I like the Linux [standard system] on a phone idea specifically because it promises the ability to run desktop-class applications.
Conversely I think (touch, but not exclusively) desktop usability will greatly benefit from interfaces that are more universally, thoughtfully and efficiently built due to screen space, power and touch controllability requirements.
These benefits will however be greatly reduced to almost nonexistent, besides being a gigantic needless duplication of resources, if code is not shared.
When I'm on the desktop I want to use an app that is nice, simple and has the festures I need, which can at times be quite complex.
The priorities may shift on the phone, but the requirements are still fundamentally the same.

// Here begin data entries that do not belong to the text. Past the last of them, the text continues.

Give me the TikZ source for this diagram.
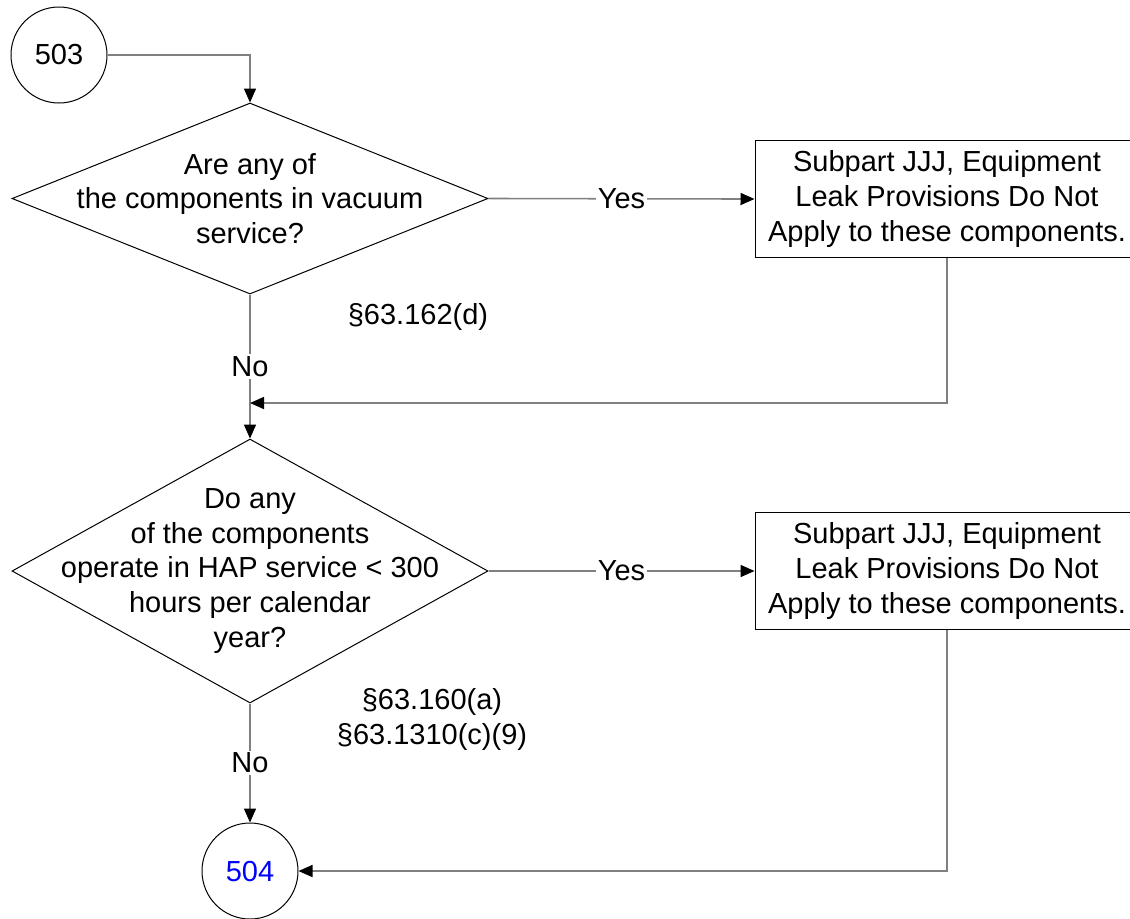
\documentclass[tikz,border=0pt]{standalone}
\usepackage{fontspec}
\setmainfont{Liberation Sans}
\usetikzlibrary{shapes.geometric,arrows.meta}

\tikzset{
  flowline/.style={draw=black!50, line width=0.8pt},
  flowarrow/.style={flowline, -{Triangle[length=7pt,width=6pt,color=black]}},
  decision/.style={diamond, draw, line width=0.5pt, inner sep=0pt, minimum width=238pt},
  outcome/.style={rectangle, draw, line width=0.5pt, align=center,
    minimum width=192pt, minimum height=58.5pt},
  offpage/.style={circle, draw, line width=0.5pt, minimum size=48pt, inner sep=0pt},
  answer/.style={fill=white, inner sep=1pt}
}

\begin{document}
\begin{tikzpicture}[x=0.5pt, y=-0.5pt, font=\fontsize{14.5}{17.4}\selectfont]
    \useasboundingbox (0,0) rectangle (1130,918);

    % Entry point
    \node[offpage] (c503) at (59,55) {503};

    % First question: vacuum service
    \node[decision, minimum height=95.5pt] (q1) at (250,198.5) {};
    \node[align=center] (q1txt) at (q1) {Are any of\\the components in vacuum\\service?};
    \node[outcome] (b1) at (947,199) {Subpart JJJ, Equipment\\Leak Provisions Do Not\\Apply to these components.};
    \node (ref1) at (418,317) {§63.162(d)};

    % Second question: HAP service hours
    \node[decision, minimum height=132pt] (q2) at (250,571) {};
    \node[align=center] (q2txt) at (q2) {Do any\\of the components\\operate in HAP service < 300\\hours per calendar\\year?};
    \node[outcome] (b2) at (947,571) {Subpart JJJ, Equipment\\Leak Provisions Do Not\\Apply to these components.};
    \node[align=center] (ref2) at (432,719.5) {§63.160(a)\\§63.1310(c)(9)};

    % Exit point
    \node[offpage, text=blue] (c504) at (250,871) {504};

    % Connectors
    \coordinate (join) at (250,403);
    \draw[flowarrow] (c503.east) -| (q1.north);
    \draw[flowarrow] (q1.east) -- node[answer] {Yes} (b1.west);
    \draw[flowarrow] (q1.south) -- node[answer] {No} (q2.north);
    \draw[flowarrow] (b1.south) |- (join);
    \draw[flowarrow] (q2.east) -- node[answer] {Yes} (b2.west);
    \draw[flowarrow] (q2.south) -- node[answer] {No} (c504.north);
    \draw[flowarrow] (b2.south) |- (c504.east);
\end{tikzpicture}
\end{document}
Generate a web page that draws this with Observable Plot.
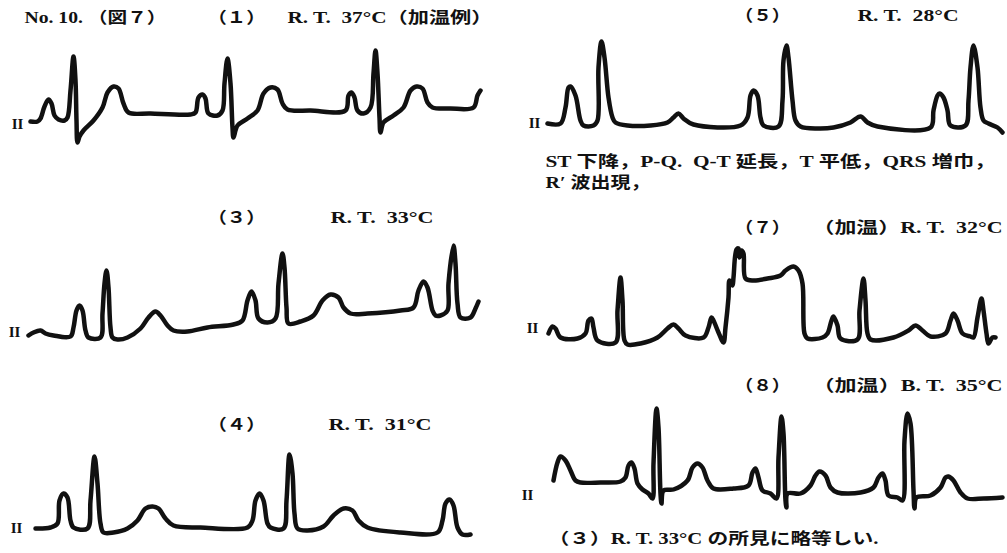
<!DOCTYPE html>
<html>
<head>
<meta charset="utf-8">
<script src="https://cdn.jsdelivr.net/npm/d3@7"></script>
<script src="https://cdn.jsdelivr.net/npm/@observablehq/plot@0.6"></script>
<style>
  html, body { margin: 0; padding: 0; background: #fff; }
  #chart { width: 1007px; height: 553px; overflow: hidden; }
</style>
</head>
<body>
<div id="chart"></div>
<script>
// ---- Trace data: t = time (sample units along the strip), v = amplitude above baseline ----
// (1) R.T. 37°C
const t1 = [0,7,10,14,18,21,24,28,34,37,40,43,45,46,47,49,53,63,72,77,83,88,93,98,120,160,165,168,172,175,178,187,192,194,197,200,202,203,207,217,227,233,240,247,252,257,280,315,318,321,324,327,333,340,343,345,347,349,350,353,363,373,380,386,392,397,402,420,443,447,450];
const v1 = [-1,-1,2,14,21,17,5,1,0,3,30,64,40,0,-22,-16,-10,0,13,28,34,32,17,8,7,6,8,23,26,22,7,5,10,37,62,37,-7,-17,-5,2,10,27,33,31,17,11,10,10,25,28,23,10,7,13,47,70,47,3,-12,-2,5,13,30,34,32,18,13,12,13,25,30];
// (5) R.T. 28°C
const t5 = [0,13,18,21,23,28,33,36,46,50,51,54,57,61,65,68,80,103,120,126,131,136,146,193,200,203,206,210,213,216,231,235,236,239,241,245,248,253,270,286,303,313,320,330,383,386,390,392,396,400,403,418,421,423,426,430,433,436,441,450,455];
const v5 = [2,2,18,38,39,30,5,0,0,5,58,84,68,28,8,3,0,0,3,8,12,7,1,0,8,30,35,30,8,0,-1,25,65,80,68,25,5,-1,-3,-2,3,9,3,-1,-2,15,30,32,28,15,0,0,25,58,80,58,18,5,2,-2,-7];
// (3) R.T. 33°C
const t3 = [0,5,12,17,25,42,45,48,51,54,57,60,72,74,76,78,80,82,84,89,99,112,120,127,132,139,145,159,179,205,214,219,223,227,230,239,247,250,254,256,258,260,272,285,294,302,310,315,322,339,372,385,390,395,399,404,407,412,419,420,425,427,429,432,442,447,450];
const v3 = [0,3,5,2,0,-1,8,25,30,25,5,-2,-2,22,52,65,48,8,-2,-4,-2,7,18,24,20,10,5,4,8,11,15,35,44,35,17,13,17,52,82,68,28,12,14,20,35,41,38,28,22,22,25,28,45,54,48,25,20,20,25,52,90,72,32,18,18,27,34];
// (4) R.T. 31°C
const t4 = [0,15,22,24,28,32,35,38,52,55,59,62,65,68,78,92,102,110,117,123,130,138,165,212,217,220,224,228,232,235,248,251,254,257,259,262,272,288,298,308,317,323,332,365,402,407,410,414,418,422,427,435];
const v4 = [0,1,5,28,35,31,8,1,0,28,72,45,5,-4,-4,0,8,20,22,20,10,3,1,1,8,28,35,28,5,1,0,28,74,55,15,0,-2,2,13,20,18,8,1,-4,-4,8,25,29,23,1,-6,-6];
// (7) (加温) R.T. 32°C
const t7 = [0,4,7,12,29,37,40,43,45,49,67,69,72,74,76,79,92,109,119,125,130,137,155,160,163,165,170,175,177,180,181,184,185,188,190,191,193,195,197,205,219,232,237,245,250,254,256,259,274,279,283,285,289,292,309,311,315,317,319,322,345,360,367,374,382,397,402,405,409,414,422,425,429,433,435,438,440,444,447];
const v7 = [4,11,9,0,-1,4,17,19,10,-3,-5,27,60,37,-3,-7,-6,0,9,13,9,2,0,10,20,17,5,-5,10,40,57,52,60,88,89,80,87,84,59,57,59,62,67,71,67,54,4,-1,0,4,17,21,12,-1,-2,27,59,37,4,-2,0,7,12,7,1,4,17,24,17,4,1,0,20,39,27,4,-6,0,0];
// (8) (加温) B.T. 35°C
const t8 = [0,4,7,12,17,22,27,47,67,72,75,78,81,84,89,95,99,100,103,105,107,108,110,120,134,139,144,149,154,160,180,195,199,202,205,209,217,223,225,228,230,232,233,234,247,257,262,266,272,277,284,307,320,325,329,332,335,344,349,351,354,357,360,361,363,377,387,392,395,400,407,414,430,449];
const v8 = [10,28,34,30,20,10,8,8,9,13,25,28,22,7,1,-3,-8,27,82,63,-3,-13,0,1,10,23,27,23,10,2,2,5,18,22,13,0,-3,-8,33,74,57,-10,-17,-3,-3,5,15,19,15,3,-2,-2,3,13,17,10,-5,-7,-10,50,77,67,0,-18,-7,-5,3,13,14,10,-2,-8,-8,-7];

// ---- Text ----
const stripLabel = "II";
const headerTexts = [
  "No. 10. （図７）", "（１）", "R. T.  37°C（加温例）",
  "（５）", "R. T.  28°C",
  "ST 下降，P-Q.  Q-T 延長，T 平低，QRS 増巾，", "R′ 波出現，",
  "（３）", "R. T.  33°C",
  "（７）", "（加温）R. T.  32°C",
  "（８）", "（加温）B. T.  35°C",
  "（４）", "R. T.  31°C",
  "（３）R. T. 33°C の所見に略等しい."
];

// ---- Layout (positions and text widths only) ----
const strips = [
  {t: t1, v: v1, left: 30,  base: 120, lab: [17, 124]},
  {t: t5, v: v5, left: 547, base: 125, lab: [534, 123]},
  {t: t3, v: v3, left: 28,  base: 335, lab: [14, 332]},
  {t: t7, v: v7, left: 548, base: 337, lab: [532, 328]},
  {t: t4, v: v4, left: 35,  base: 528, lab: [16, 528]},
  {t: t8, v: v8, left: 553, base: 490, lab: [527, 495]}
];
const textPos = [
  [24, 17, 142], [207, 17, 58], [287, 17, 205],
  [734, 15, 56], [857, 15, 101],
  [545, 161, 450], [545, 182, 105],
  [207, 217, 58], [330, 217, 103],
  [734, 227, 56], [812, 227, 190],
  [734, 385, 56], [812, 385, 190],
  [207, 424, 58], [328, 424, 103],
  [548, 538, 330]
];

const W = 1007, H = 553;
const font = "'Liberation Serif', 'Noto Sans CJK JP', serif";

const marks = [];
for (const s of strips) {
  const data = s.t.map((t, i) => ({t, v: s.v[i]}));
  marks.push(Plot.line(data, {
    x: d => s.left + d.t,
    y: d => s.base - d.v,
    curve: "catmull-rom",
    stroke: "#111",
    strokeWidth: 4.5,
    strokeLinejoin: "round",
    strokeLinecap: "round"
  }));
}
marks.push(Plot.text(strips, {
  x: d => d.lab[0], y: d => d.lab[1], text: () => stripLabel,
  fontFamily: "'Liberation Serif', serif", fontSize: 15, fontWeight: "bold",
  textAnchor: "middle", lineAnchor: "middle", fill: "#111"
}));
const textData = headerTexts.map((s, i) => ({s, x: textPos[i][0], y: textPos[i][1], w: textPos[i][2]}));
marks.push(Plot.text(textData, {
  x: "x", y: "y", text: "s",
  fontFamily: font, fontSize: 16, fontWeight: "bold",
  textAnchor: "start", lineAnchor: "middle", fill: "#111",
  className: "hdr"
}));

const chart = Plot.plot({
  width: W, height: H, margin: 0,
  x: {domain: [0, W], range: [0, W], axis: null},
  y: {domain: [0, H], range: [0, H], axis: null},
  marks
});
// stretch each label to the width it occupies in the original figure
d3.select(chart).selectAll("g.hdr text").each(function(_, i) {
  this.setAttribute("textLength", textData[i].w);
  this.setAttribute("lengthAdjust", "spacingAndGlyphs");
});
document.getElementById("chart").appendChild(chart);
</script>
</body>
</html>
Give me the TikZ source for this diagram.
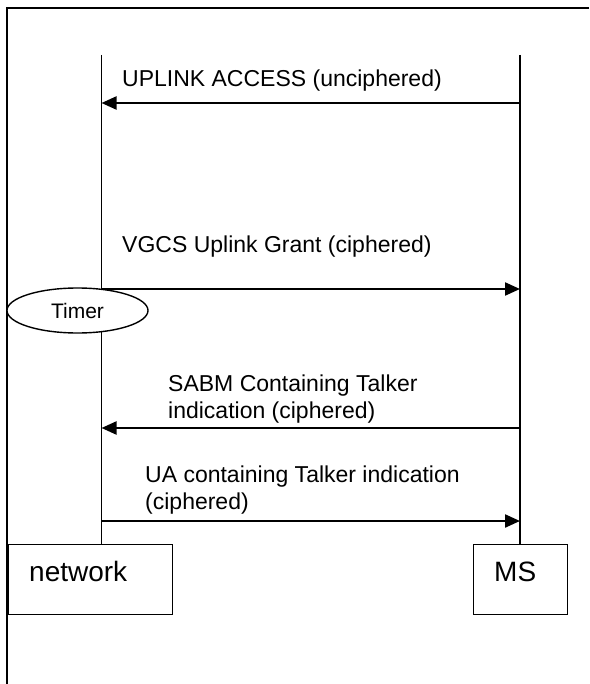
\documentclass[tikz,border=0pt]{standalone}
\usepackage{fontspec}
\setmainfont{Liberation Sans}
\usetikzlibrary{arrows.meta,shapes.geometric}

\begin{document}
\begin{tikzpicture}[x=1pt,y=-1pt,
  frame/.style={line width=1.6pt},
  lifeline/.style={line width=1.4pt},
  msg/.style={line width=2.2pt,-{Triangle[length=15pt,width=13pt]}},
  msgtext/.style={font=\fontsize{23}{26.5}\selectfont,inner sep=0pt,align=left,anchor=base west},
  entity/.style={draw,line width=1.4pt,rectangle,inner sep=0pt,anchor=north west},
  entitytext/.style={font=\fontsize{28}{32}\selectfont,inner sep=0pt,anchor=base west},
  timerbox/.style={draw,fill=white,line width=1.4pt,ellipse,minimum width=141pt,minimum height=45pt,inner sep=0pt,font=\fontsize{21}{25}\selectfont}]
\useasboundingbox (0,0) rectangle (589,684);

% page frame (top and left edges)
\coordinate (ftl) at (7,8);
\coordinate (ftr) at (589,8);
\coordinate (fbl) at (7,684);
\draw[frame] (ftr) -- (ftl) -- (fbl);

% entities
\node[entity,minimum width=164pt,minimum height=70pt] (net) at (8,544) {};
\node[entity,minimum width=94pt,minimum height=70pt] (ms) at (473,544) {};
\node[entitytext] (netlbl) at (29,581) {network};
\node[entitytext] (mslbl) at (494,581) {MS};

% lifelines
\coordinate (nettop) at (101.5,55);
\coordinate (mstop) at (520,55);
\draw[lifeline] (nettop) -- (nettop |- net.north);
\draw[lifeline] (mstop) -- (mstop |- ms.north);

% message end points
\coordinate (m1n) at (101.5,103);  \coordinate (m1s) at (520,103);
\coordinate (m2n) at (101.5,289);  \coordinate (m2s) at (520,289);
\coordinate (m3n) at (101.5,428);  \coordinate (m3s) at (520,428);
\coordinate (m4n) at (101.5,521);  \coordinate (m4s) at (520,521);

% messages (labels anchored on the baseline of their last line)
\draw[msg] (m1s) -- (m1n);
\node[msgtext] (t1) at (122,87) {UPLINK ACCESS (unciphered)};

\draw[msg] (m2n) -- (m2s);
\node[msgtext] (t2) at (122,252) {VGCS Uplink Grant (ciphered)};

\draw[msg] (m3s) -- (m3n);
\node[msgtext] (t3) at (168,418) {SABM Containing Talker\\indication (ciphered)};

\draw[msg] (m4n) -- (m4s);
\node[msgtext] (t4) at (145,509) {UA containing Talker indication\\(ciphered)};

% timer
\node[timerbox] (timer) at (77.5,310.5) {Timer};
\end{tikzpicture}
\end{document}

I don't want to learn a new program with a different feature set, different bugs to fix and quirks to get accustomed to switching platforms.
Yes, I just explained the concept of #convergence, which is not too unpopular.
Yet even in the Linux (specificallly #KDE) ecosystem, which I consider the most potentially convergent, it seems like there's a bit of an itch to reinvent things unnecessarily.
@solarkraft Plasma and Plasma mobile share a lot of code. The difference are mostly the default widget installed, some KWin plugin added or removed and a difference system setting application (but the module are the same). Index (the Plasma Mobile file manager) is build specially around touch UI and convergence, maybe in the future it will replace Dolphin or maybe not.